The Idiot’s Guide To Everyday Life


Sometimes things work out better than you could have ever imagined possible.
17.Apr.09, 20:43 pm
Filed under: Tidbits About My Life

Yes, ladies and gentlemen, I have always been an online dating skeptic. I’ve been the one in the chatroom who said, “There’s no way you can truly know someone you’ve met online. There’s no way that relationship is real.” Ok…. I was an idiot.

If you talk to someone for hours on end every single day for 10 months before you meet in person, you CAN know them. I know this now for a fact.

Peter arrived here for the first time on March 29th, and I knew from the moment I met him in person for the first time that this was the man who had touched my very soul.

Never in my life have I ever felt so comfortable in a relationship. Never in my life have I felt so comfortable with another human being. I can be myself with him and have no fear of what he’ll think of me. I can talk to him about anything – from food to music to film to politics and even if we don’t have the same feelings on the subject – though we usually do – we still just FLOW!

In every other relationship I’ve ever had it’s always felt as if things were never equal. One person was always more in love than the other, or one was always “in charge” so to speak, things were never just 50/50. In every other relationship I’ve ever had, either he was more into me or I was more into him and depending on which side I was on, I either felt bored or like a doormat. Not now. I have never felt so loved, wanted, needed and desired in my life. And yet, I am completely in awe of him. I admire his very nature. He is the most giving, loving and affectionate man I’ve ever known. He’s caring and sensitive, and yet knows how to be a guy, a real man, with smelly feet and 3 days’ growth and everything.
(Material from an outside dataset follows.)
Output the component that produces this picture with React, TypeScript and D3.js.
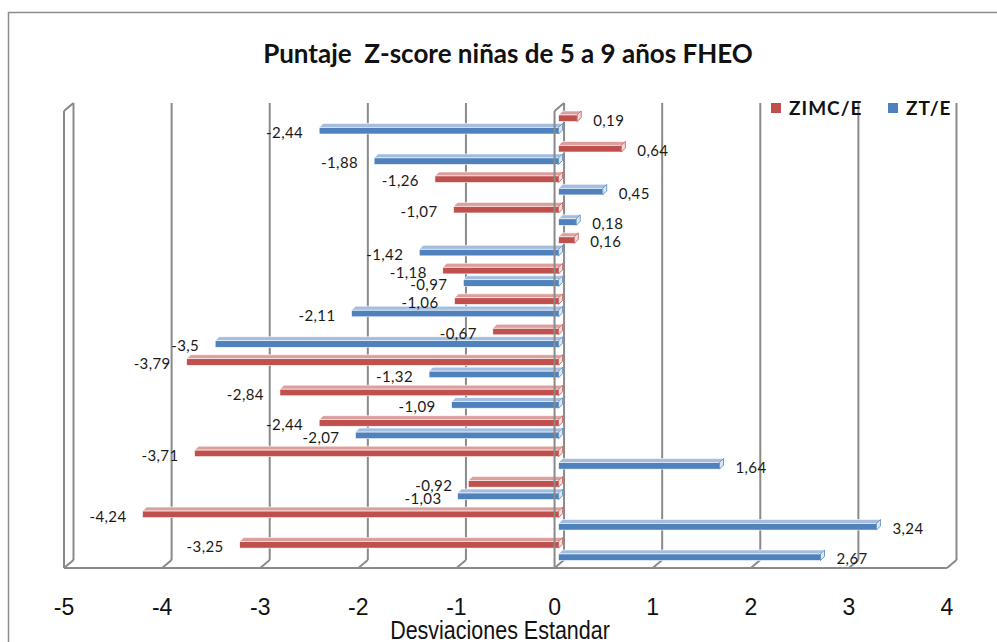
import { scaleBand, scaleLinear } from 'd3'

const groups = ['1', '2', '3', '4', '5', '6', '7', '8', '9', '10', '11', '12', '13', '14', '15']
const seriesNames = ['ZIMC/E', 'ZT/E']
const zimcValues = [0.19, 0.64, -1.26, -1.07, 0.16, -1.18, -1.06, -0.67, -3.79, -2.84, -2.44, -3.71, -0.92, -4.24, -3.25]
const ztValues = [-2.44, -1.88, 0.45, 0.18, -1.42, -0.97, -2.11, -3.5, -1.32, -1.09, -2.07, 1.64, -1.03, 3.24, 2.67]
const xTicks = [-5, -4, -3, -2, -1, 0, 1, 2, 3, 4]

const width = 997
const height = 642

// depth of the 3D walls and of the bars
const wallDx = 9.5
const wallDy = 8
const barDx = 4
const barDy = 4

const plot = { left: 64, right: 947, top: 103, bottom: 560 }

const palette = [
  { face: '#c0504d', top: '#dd9f9d', side: '#f4dedd' },
  { face: '#4f81bd', top: '#a2bddf', side: '#dde7f3' },
]

const labelFont = 'Lato, "Open Sans", sans-serif'
const narrowFont = '"Liberation Sans Narrow", "Arial Narrow", sans-serif'
const gridColor = '#8a8a8a'

function fmt(v: number) {
  return String(v).replace('.', ',')
}

function App() {
  const xScale = scaleLinear().domain([-5, 4]).range([plot.left, plot.right])
  const yScale = scaleBand().domain(groups).range([plot.top, plot.bottom]).paddingInner(0)
  const subScale = scaleBand().domain(seriesNames).range([8, 31]).paddingInner(0.15)

  const x0 = xScale(0)
  const frontBottom = plot.bottom + wallDy

  const seriesValues = [zimcValues, ztValues]

  return (
    <svg
      width={width}
      height={height}
      viewBox={`0 0 ${width} ${height}`}
      style={{ position: 'absolute', left: 0, top: 0, background: '#fff' }}
    >
      <rect x={8.5} y={12.5} width={1100} height={800} fill="#fff" stroke="#8c8c8c" strokeWidth={1.5} />

      <text
        x={508}
        y={63}
        textAnchor="middle"
        fontFamily={labelFont}
        fontWeight={700}
        fontSize={26}
        fill="#111"
      >
        Puntaje{'\u00a0'} Z-score niñas de 5 a 9 años FHEO
      </text>

      {/* back wall grid lines with floor stubs */}
      {xTicks.map((tick) => {
        const x = xScale(tick)
        return (
          <g key={`grid-${tick}`} stroke={gridColor} strokeWidth={2} fill="none">
            <line x1={x + wallDx} y1={plot.top} x2={x + wallDx} y2={plot.bottom} />
            <line x1={x + wallDx} y1={plot.bottom} x2={x} y2={frontBottom} />
          </g>
        )
      })}

      {/* left wall front edge and floor */}
      <g stroke={gridColor} strokeWidth={2} fill="none">
        <line x1={plot.left} y1={plot.top + wallDy} x2={plot.left} y2={frontBottom} />
        <line x1={plot.left} y1={plot.top + wallDy} x2={plot.left + wallDx} y2={plot.top} />
        <line x1={plot.left} y1={frontBottom} x2={plot.right} y2={frontBottom} />
      </g>

      {/* bars */}
      {groups.map((group, gi) =>
        seriesNames.map((name, si) => {
          const value = seriesValues[si][gi]
          const colors = palette[si]
          const bandY = (yScale(group) ?? 0) + (subScale(name) ?? 0)
          const y = bandY + barDy
          const h = subScale.bandwidth() - barDy
          const xa = xScale(Math.min(0, value)) + barDx
          const xb = xScale(Math.max(0, value)) + barDx
          const top = `${xa},${y} ${xb},${y} ${xb + barDx},${y - barDy} ${xa + barDx},${y - barDy}`
          const side = `${xb},${y} ${xb + barDx},${y - barDy} ${xb + barDx},${y + h - barDy} ${xb},${y + h}`
          return (
            <g key={`${group}-${name}`}>
              <polygon points={top} fill={colors.top} stroke="#fff" strokeWidth={0.6} />
              <rect x={xa} y={y} width={xb - xa} height={h} fill={colors.face} stroke="#fff" strokeWidth={0.6} />
              <polygon points={side} fill={colors.side} stroke={colors.face} strokeWidth={0.8} />
            </g>
          )
        }),
      )}

      {/* zero wall */}
      <g stroke={gridColor} strokeWidth={2} fill="none">
        <line x1={x0} y1={plot.top + wallDy} x2={x0} y2={frontBottom} />
        <line x1={x0} y1={plot.top + wallDy} x2={x0 + wallDx} y2={plot.top} />
      </g>

      {/* data labels */}
      {groups.map((group, gi) =>
        seriesNames.map((name, si) => {
          const value = seriesValues[si][gi]
          const bandY = (yScale(group) ?? 0) + (subScale(name) ?? 0)
          const cy = bandY + barDy + (subScale.bandwidth() - barDy) / 2 + 2
          const positive = value >= 0
          return (
            <text
              key={`label-${group}-${name}`}
              x={positive ? xScale(value) + 20 : xScale(value) - 12}
              y={cy}
              dy="0.35em"
              textAnchor={positive ? 'start' : 'end'}
              fontFamily={labelFont}
              fontSize={15}
              letterSpacing={0.4}
              fill="#1a1a1a"
            >
              {fmt(value)}
            </text>
          )
        }),
      )}

      {/* x axis tick labels */}
      {xTicks.map((tick) => (
        <text
          key={`tick-${tick}`}
          x={xScale(tick)}
          y={615}
          textAnchor="middle"
          fontFamily={narrowFont}
          fontSize={23}
          fill="#111"
        >
          {tick}
        </text>
      ))}

      <g transform="translate(500, 639) scale(0.86, 1)">
        <text
          x={0}
          y={0}
          textAnchor="middle"
          fontFamily={narrowFont}
          fontSize={25}
          fill="#111"
        >
          Desviaciones Estandar
        </text>
      </g>

      {/* legend */}
      {seriesNames.map((name, si) => {
        const lx = si === 0 ? 771 : 888
        return (
          <g key={`legend-${name}`}>
            <rect x={lx} y={103} width={10} height={10} fill={palette[si].face} />
            <text
              x={lx + 18}
              y={108}
              dy="0.35em"
              fontFamily={labelFont}
              fontWeight={700}
              fontSize={19}
              letterSpacing={1}
              fill="#111"
            >
              {name}
            </text>
          </g>
        )
      })}
    </svg>
  )
}

export default App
He could make any woman melt just by speaking to her with the calm affectionate way he has. He makes you feel like you’re the only woman on the planet when you have his attention. And yet… he chose me. He flew 4684 miles, and spent thousands of dollars of his hard-earned money, to spend the better part of a month with me, and with my children. He took us to museums, to the theater, to the science center, to posh restaurants that serve food I’d never tasted before. He explored with us, and he was as much a part of our family as I am.

To put it mildly: we fit. We flow. We are perfick. (Not perfect, perfect is boring, we’re perfick – still rough around the edges, but we like it that way). I now know why every past relationship I’ve ever had hasn’t worked out. This is what I was destined for. This is the man I was made for, and he for me.

He makes me a better person, and most importantly, a better mother. He makes me stop and look at things in a different way when I lose my temper and go spastic at the kids’ antics. He helps me see things as they do so I can try to understand them better. He initiated bedtime reading – introduced new authors I wouldn’t have thought of. He’s working on the kids’ manners at dinnertime and helping me get them under control. He fits perfectly into our family and helps make us better. He has never had children, but is perfectly natural with mine – and I’m not even perfectly natural with mine!

This man has changed my life, and I plan to spend the rest of it changing his.

He left tonight for 8 months, but will be back for Christmas. I’m already miserable without him. I really hope this time flies quickly so I can be with him again.



Recap of 6 months with little time to blog.
3.Apr.09, 20:05 pm
Filed under: Tidbits About My Life, Work

I’ve been so busy over the last several months that I’ve not posted. I’m sorry for anyone who’s tuned in. Life has been hectic.

So here’s a quick recap:

October 2008 – moved into apt with the kids in SE OKC. YAY

December 2008 – first Christmas on our own, was very broke, but happy.

January 2009 – work started to fall apart. Payroll wouldnt’ always clear. The only attorney in the firm who kept it financially afloat (read: did any work) left due to the owner’s bullshit. Negotiated a contract for job security/raise/tuition assistance which didn’t pan out. Began looking for new job.

February 2009 – More problems at work. Boss rarely there, excuse after excuse given. It finally got to the point that I was sick of having to cover for the bitch with opposing counsel and judges and clients. I gave my notice on Feb 26th and made Feb 27th my last day.

March 2009 – Started work at a new firm March 2nd. It’s a great place, they treat me like family. I’m told everyday how much I am valued and appreciated. The ex-boss refused to give me my final paycheck (she’s broke) and when my new boss (former judge) wrote her a demand letter on my behalf, she wrote back a complete bullshit fax saying I supposedly “misappropriated funds” and “tortuously interfered with business relationships” and that she would be doing more investigating before possibly pressing charges or seeking civil damages. Yeah… whatever. I filed a claim for wages with the Ok Dept of Labor and they gave me a judgment against her. I’m filing that with the local courts on Tuesday to get a lien on her assets.